Cet extrait du texte du cinquième mouvement pourrait définir l’esprit tout entier voulu par Brahms dans son Requiem Allemand. « On n’écrit véritablement qu’entre cicatrices et sanglots » dit Jean-Michel Maulpoix et ainsi a dû composer le plus souvent Johannes Brahms. La mort est d’ailleurs une compagne familière pour Brahms et elle serpente en toute liberté dans son œuvre faisant quasiment partie du paysage, immuable et proche. « La mort, c’est la fraîche nuit. La vie, c’est le jour accablant » (Heinrich Heine), et ceci depuis les premiers lieder jusqu’aux chants ultimes des Quatre Chants Sérieux écrits dans l’urgence noire des textes de l’Ecclésiaste près de vingt ans plus tard mais avec la même conviction solitaire.
« J’ai estimé les morts qui sont morts plus heureux que les vivants qui sont encore en vie».
Avant d’oser affronter les profondeurs du Requiem et ses propres abîmes, Brahms s’était longuement préparé. Il sait manier les masses chorales car il a assuré le poste de chef des chœurs aussi bien à Dortmund, dès l’âge de 24 ans, qu’à Hambourg et bientôt à Vienne. Il a composé pour ce type de formation plus d’une quarantaine de pièces. Psychologiquement, il est aussi prêt.
Très tôt, il aura assumé ce statut d’orphelin au monde avant que la double perte de Schumann et de sa propre mère l’ancre vraiment dans la chair de cet état. La perte d’ailleurs de sa mère l’aurait, paraît-il, fortement motivé pour le dernier mouvement, rajouté.

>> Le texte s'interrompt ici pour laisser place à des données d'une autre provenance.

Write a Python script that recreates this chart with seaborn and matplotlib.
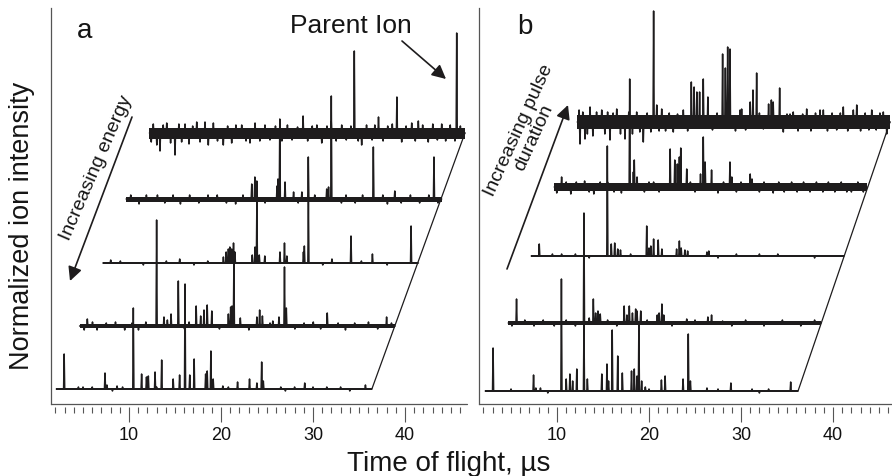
import matplotlib
matplotlib.use("Agg")
import matplotlib.pyplot as plt
from matplotlib.patches import FancyArrowPatch
import numpy as np
import pandas as pd
import seaborn as sns
from matplotlib.ticker import FixedLocator

sns.set_theme(style="white")
plt.rcParams["font.family"] = ["Liberation Sans", "DejaVu Sans"]

# ---------------- data (time of flight in µs, intensity in arbitrary units) -------------
xlabel = "Time of flight, µs"
ylabel = "Normalized ion intensity"
panel_labels = ["a", "b"]
major_ticks = [10, 20, 30, 40]
minor_ticks = list(range(2, 47))

# Panel a: increasing energy (bottom -> top)
a_tof_range = [2.1, 36.4]
a_peaks = [
    [(2.95, 35), (4.5, 2), (6.0, 2), (7.39, 16), (7.6, 4), (8.7, 3), (9.3, 2), (10.47, 81),
     (11.37, 15), (11.9, 12), (12.1, 13), (12.83, 17), (13.55, 29), (14.8, 10), (15.5, 14),
     (16.09, 105), (16.6, 14), (17.08, 30), (18.33, 15), (18.5, 18), (18.9, 38), (19.15, 10),
     (20.2, 3), (21.8, 7), (23.1, 10), (23.9, 6), (24.42, 27), (24.6, 8), (26.5, 2), (28.0, 2),
     (29.1, 6), (31.5, 2), (33.0, 2), (35.7, 4)],
    [(2.94, 7), (10.47, 106), (11.27, 9), (11.64, 6), (12.04, 12), (12.83, 45), (14.77, 20),
     (15.26, 10), (15.62, 16), (15.97, 21), (16.47, 15), (18.27, 12), (18.52, 19), (18.67, 20),
     (18.87, 63), (19.57, 8), (21.37, 9), (21.67, 16), (21.97, 10), (23.1, 5), (23.77, 9),
     (24.37, 59), (24.57, 18), (29.02, 13), (35.47, 9)],
    [(2.95, 3), (10.45, 4), (15.2, 6), (15.5, 11), (15.74, 14), (15.9, 16), (16.1, 14),
     (16.3, 20), (16.45, 11), (18.34, 8), (18.64, 16), (18.84, 62), (19.1, 8), (19.7, 7),
     (21.35, 11), (21.84, 20), (22.1, 7), (23.9, 11), (24.0, 17), (24.44, 64), (27.0, 4),
     (29.07, 27), (31.4, 9), (35.6, 37)],
    [(15.75, 15), (16.09, 22), (16.3, 18), (18.5, 13), (18.6, 20), (18.8, 80), (19.37, 17),
     (20.3, 7), (21.2, 7), (21.9, 42), (23.9, 10), (24.1, 12), (24.4, 103), (28.97, 52),
     (31.3, 8), (35.56, 42)],
    [(18.8, 17), (21.86, 12), (24.37, 82), (27.0, 16), (29.0, 36), (35.5, 100)],
]
a_noise_spikes = [
    [(5.0, 2), (8.2, -2), (13.0, 2), (20.8, 2), (27.0, -2), (30.0, 2), (34.0, -2)],
    [(2.6, -4), (3.5, 4), (4.0, -4), (5.0, 3), (6.0, 4), (7.0, -4), (7.8, 3), (8.5, -4),
     (9.3, 4), (13.5, -3), (14.0, 4), (17.3, -3), (20.5, -4), (22.8, 3), (25.5, -3),
     (26.5, 3), (27.5, 4), (28.3, -3), (30.2, 3), (31.0, -4), (32.0, 3), (33.5, 4),
     (34.5, -3), (36.0, 3)],
    [(4.0, 2), (6.5, -2), (9.0, 2), (12.0, -2), (13.5, 2), (26.0, -2), (30.2, 2), (33.0, -2)],
    [(2.6, 4), (3.5, -5), (4.3, 4), (5.5, 4), (6.3, -4), (7.2, 4), (8.0, -5), (9.0, 4),
     (10.0, -4), (11.0, 4), (12.0, 4), (13.0, -4), (14.0, -5), (14.8, 4), (17.2, -4),
     (20.8, -4), (22.6, 4), (25.5, -4), (26.0, 4), (27.0, -4), (27.8, 4), (30.0, 4),
     (30.5, -5), (32.0, -4), (33.0, 4), (34.0, -4), (35.0, 4), (36.0, -4)],
    [(2.3, -9), (2.52, 9), (2.9, -12), (3.25, -18), (3.6, 8), (3.98, 10), (4.4, -10),
     (4.88, -22), (5.3, 9), (5.6, -9), (5.97, 9), (6.4, -11), (6.8, 7), (7.24, 11), (7.6, -9),
     (8.14, 11), (8.5, -12), (9.05, 10), (9.5, -8), (10.13, -12), (10.6, 7), (11.04, -10),
     (11.5, 8), (12.13, 8), (12.6, -8), (13.03, -10), (13.58, 10), (14.1, -8), (14.66, 8),
     (15.2, -7), (15.8, 7), (16.5, -8), (17.1, 8), (17.6, -7), (18.2, 6), (19.3, -8),
     (19.8, 7), (20.3, 8), (20.83, -10), (21.4, 7), (22.4, -8), (23.0, 8), (23.5, -7),
     (24.0, 7), (24.8, -8), (25.17, -12), (25.7, 8), (26.3, -7), (26.6, 8), (27.5, -8),
     (28.0, 7), (28.5, 9), (29.52, -9), (30.0, 7), (30.61, 10), (31.0, -8), (31.33, 12),
     (31.8, 8), (32.41, -9), (32.9, 9), (33.4, -7), (33.87, 9), (34.3, -8), (34.8, 8),
     (35.31, -8), (35.9, 7)],
]
a_noise_level = [0.8, 2.3, 1.2, 2.5, 5.5]

# Panel b: increasing pulse duration (bottom -> top)
b_tof_range = [2.2, 36.2]
b_peaks = [
    [(3.05, 43), (7.45, 16), (7.7, 3), (8.2, 3), (10.48, 112), (11.0, 12), (11.4, 17),
     (11.7, 10), (12.15, 22), (12.93, 67), (13.3, 12), (14.87, 17), (15.43, 27), (15.6, 10),
     (16.0, 61), (16.6, 35), (17.1, 18), (18.1, 20), (18.4, 22), (18.7, 15), (18.9, 67),
     (19.2, 10), (19.6, 4), (21.35, 11), (21.75, 15), (23.7, 12), (24.27, 57), (24.5, 10),
     (26.3, 3), (28.9, 8), (31.2, 2), (33.0, 2), (35.4, 9)],
    [(3.1, 24), (10.43, 110), (11.0, 5), (11.45, 24), (11.7, 10), (11.95, 12), (12.2, 9),
     (14.8, 17), (15.1, 8), (15.36, 17), (15.7, 10), (16.05, 14), (16.2, 12), (16.6, 12),
     (18.4, 8), (18.6, 10), (18.9, 19), (19.1, 8), (21.6, 4), (23.9, 6), (24.3, 8), (25.5, 2)],
    [(3.07, 12), (5.5, 2), (7.0, 2), (10.47, 110), (10.9, 12), (11.27, 13), (11.6, 7),
     (11.9, 6), (14.75, 30), (15.0, 8), (15.2, 10), (15.5, 17), (16.0, 16), (16.4, 7),
     (18.0, 7), (18.3, 15), (18.5, 8), (18.9, 6), (19.2, 5), (21.3, 4), (21.5, 5), (24.5, 2),
     (27.0, 2)],
    [(3.0, 10), (10.4, 108), (10.8, 15), (10.9, 27), (11.2, 10), (14.8, 38), (15.3, 27),
     (15.58, 23), (15.8, 30), (15.95, 39), (16.6, 18), (18.1, 13), (18.4, 50), (18.6, 25),
     (19.3, 17), (21.3, 25), (21.5, 10), (23.5, 13), (23.7, 8)],
    [(10.5, 111), (14.6, 40), (14.9, 35), (15.2, 30), (15.5, 30), (15.9, 43), (16.4, 25),
     (18.0, 68), (18.3, 54), (18.55, 75), (18.8, 73), (21.0, 20), (21.3, 32), (21.7, 49),
     (23.0, 18), (23.3, 22), (23.5, 20), (24.2, 34)],
]
b_noise_spikes = [
    [(5.0, 2), (9.0, -2), (20.0, 2), (27.5, 2), (32.0, -2)],
    [(2.6, -3), (4.0, 3), (5.0, -3), (6.0, 3), (7.2, -3), (8.5, 3), (9.5, -3), (13.0, 3),
     (14.0, -3), (17.3, 3), (20.0, -3), (22.5, 3), (26.5, -3), (28.0, 3), (30.0, -3),
     (32.0, 3), (34.0, -3), (35.5, 3)],
    [(4.5, 2), (8.5, -2), (13.0, 2), (22.5, -2), (29.0, 2), (33.0, -2)],
    [(2.47, -6), (3.5, 5), (4.0, -7), (4.6, 5), (5.5, 6), (6.0, -5), (6.5, -7), (7.2, 5),
     (8.0, 5), (8.7, -5), (9.5, -6), (12.0, -5), (12.5, 5), (13.0, 5), (13.6, -5), (17.0, 5),
     (17.5, -5), (20.0, -6), (20.6, 5), (22.0, -5), (22.5, 5), (24.5, -5), (25.0, 5),
     (26.0, -6), (26.6, 5), (27.2, -5), (28.0, 5), (28.6, -5), (29.3, 5), (30.0, -5),
     (30.7, 5), (31.4, -5), (32.0, 5), (32.7, -5), (33.4, 5), (34.0, -5), (34.5, -5),
     (35.2, 5), (35.8, -5)],
    [(2.4, 12), (2.5, -22), (2.8, 10), (3.04, -17), (3.3, -12), (3.59, 15), (3.9, -14),
     (4.3, 10), (4.86, 12), (5.2, -12), (5.5, 10), (5.76, -18), (6.1, 9), (6.49, 13),
     (6.9, -12), (7.39, -17), (7.8, 10), (8.2, -12), (8.66, 10), (9.0, -10), (9.38, -20),
     (9.8, 9), (10.2, -10), (10.84, 17), (11.1, -9), (11.38, 13), (11.8, -9), (12.2, 9),
     (12.64, -10), (13.1, 8), (13.73, 12), (14.2, -9), (16.9, -8), (17.4, 9), (19.4, -9),
     (19.9, 12), (20.07, 13), (20.5, -8), (22.0, 9), (22.43, -7), (24.6, -10), (25.0, 8),
     (25.33, 8), (25.68, 10), (26.2, -9), (26.7, 8), (27.14, 13), (27.6, -9), (28.1, 9),
     (28.59, 12), (28.95, 12), (29.4, -9), (29.9, 9), (30.4, -8), (30.8, 9), (31.12, 15),
     (31.6, -9), (32.21, 12), (32.58, 17), (33.0, -9), (33.5, 9), (33.9, -8), (34.21, 12),
     (34.7, -8), (35.1, 9), (35.47, 10), (35.84, -12)],
]
b_noise_level = [0.8, 1.8, 0.8, 3.8, 6.8]

# ---------------- layout / style -------------
INK = "#1e1c1d"
AXC = "#555555"
W, H = 892, 477
a_dx, a_base = 2.53, [15, 78, 141, 205, 271]
b_dx, b_base = 2.5, [13, 81, 148, 217, 282]
PEAK_HW = 0.06
XLIM = (1.52, 46.74)
YLIM = (0, 396)


def fx(px):
    return px / W


def fy(py):
    return 1 - py / H


def trace_frame(peaks, spikes, tof_range, dx, base, k):
    pts = sorted(list(peaks) + list(spikes))
    xs = [tof_range[0]]
    ys = [0.0]
    for t, h in pts:
        xs += [t - PEAK_HW, t, t + PEAK_HW]
        ys += [0.0, h, 0.0]
    xs.append(tof_range[1])
    ys.append(0.0)
    return pd.DataFrame({"x": np.array(xs) + k * dx, "y": np.array(ys) + base, "trace": k})


def draw_panel(ax, peaks, spikes, noise, tof_range, dx, bases):
    frames = [trace_frame(peaks[k], spikes[k], tof_range, dx, bases[k], k) for k in range(len(peaks))]
    df = pd.concat(frames, ignore_index=True)
    for k in range(len(peaks)):
        x0, x1 = tof_range[0] + k * dx, tof_range[1] + k * dx
        ax.fill_between([x0, x1], bases[k] - noise[k], bases[k] + noise[k], color=INK, lw=0)
    sns.lineplot(data=df, x="x", y="y", units="trace", estimator=None, sort=False,
                 color=INK, linewidth=1.1, ax=ax, legend=False)
    n = len(peaks) - 1
    ax.plot([tof_range[1], tof_range[1] + n * dx], [bases[0], bases[n]], color=INK, lw=0.9)
    ax.set_xlim(*XLIM)
    ax.set_ylim(*YLIM)
    ax.set_xlabel("")
    ax.set_ylabel("")
    ax.set_yticks([])
    ax.xaxis.set_major_locator(FixedLocator(major_ticks))
    ax.xaxis.set_minor_locator(FixedLocator(minor_ticks))
    ax.tick_params(axis="x", which="major", direction="out", length=10.5, width=0.8,
                   color=AXC, pad=3.0, labelsize=13, labelcolor="#111111", bottom=True)
    ax.tick_params(axis="x", which="minor", direction="out", length=4.5, width=0.8,
                   color=AXC, bottom=True)
    for s in ["top", "right"]:
        ax.spines[s].set_visible(False)
    ax.spines["left"].set_color(AXC)
    ax.spines["left"].set_linewidth(0.9)
    ax.spines["bottom"].set_position(("outward", 2))
    ax.spines["bottom"].set_linewidth(0)
    ax.axhline(YLIM[0], color=AXC, lw=0.9, clip_on=False)
    ax.set_facecolor("none")


fig = plt.figure(figsize=(W / 100, H / 100), dpi=100)
fig.patch.set_facecolor("white")
axw = 416 / W
axb = 1 - 405 / H
axh = (405 - 9) / H
ax_a = fig.add_axes([51 / W, axb, axw, axh])
ax_b = fig.add_axes([479 / W, axb, axw, axh])

draw_panel(ax_a, a_peaks, a_noise_spikes, a_noise_level, a_tof_range, a_dx, a_base)
draw_panel(ax_b, b_peaks, b_noise_spikes, b_noise_level, b_tof_range, b_dx, b_base)

# labels
TXT = "#151515"
fig.text(fx(449), fy(464), xlabel, ha="center", va="center", fontsize=20, color=TXT)
fig.text(fx(22), fy(226), ylabel, ha="center", va="center", rotation=90, fontsize=19.5, color=TXT)
fig.text(fx(85), fy(31), panel_labels[0], ha="center", va="center", fontsize=20, color=TXT)
fig.text(fx(525), fy(27), panel_labels[1], ha="center", va="center", fontsize=20, color=TXT)

fig.text(fx(351), fy(26), "Parent Ion", ha="center", va="center", fontsize=19, color=TXT)
fig.text(fx(96), fy(168), "Increasing energy", ha="center", va="center", rotation=66.5,
         rotation_mode="anchor", fontsize=14, color=TXT)
fig.text(fx(526), fy(134), "Increasing pulse\nduration", ha="center", va="center",
         multialignment="center", rotation=65.5, rotation_mode="anchor", fontsize=14,
         linespacing=0.95, color=TXT)


def arrow(tail, head):
    fig.add_artist(FancyArrowPatch((fx(tail[0]), fy(tail[1])), (fx(head[0]), fy(head[1])),
                                   transform=fig.transFigure,
                                   arrowstyle="-|>,head_length=0.6,head_width=0.3",
                                   mutation_scale=14, lw=1.2, color=INK,
                                   shrinkA=0, shrinkB=0))


arrow((402, 42), (446, 80))
arrow((132, 118), (70, 282))
arrow((507, 270), (568, 106))

fig.savefig("out.png", dpi=100, facecolor="white")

Le Requiem est une œuvre grave au croisement des heures ultimes et c’est un trentenaire qui l’écrit. Qui aurait cru, à part ses proches, que ce jeune pianiste de trente ans avait le souffle et la spiritualité nécessaire pour affronter non seulement l’immensité de l’œuvre mais aussi incidemment toute l’histoire de la musique ? Timide oui, mais audacieux comme le disait Clara Schumann. La défiance de Brahms devant la vie ou du moins ses complications, le refus de s’attacher ailleurs qu’en amitié et sa vénération des choses simples, tout cela va se retrouver dans son regard sur le monde. Son rapport avec sa mère, être bon et fruste, plus âgée de dix-sept ans que son mari, sera celui du dévouement et de l’adoration.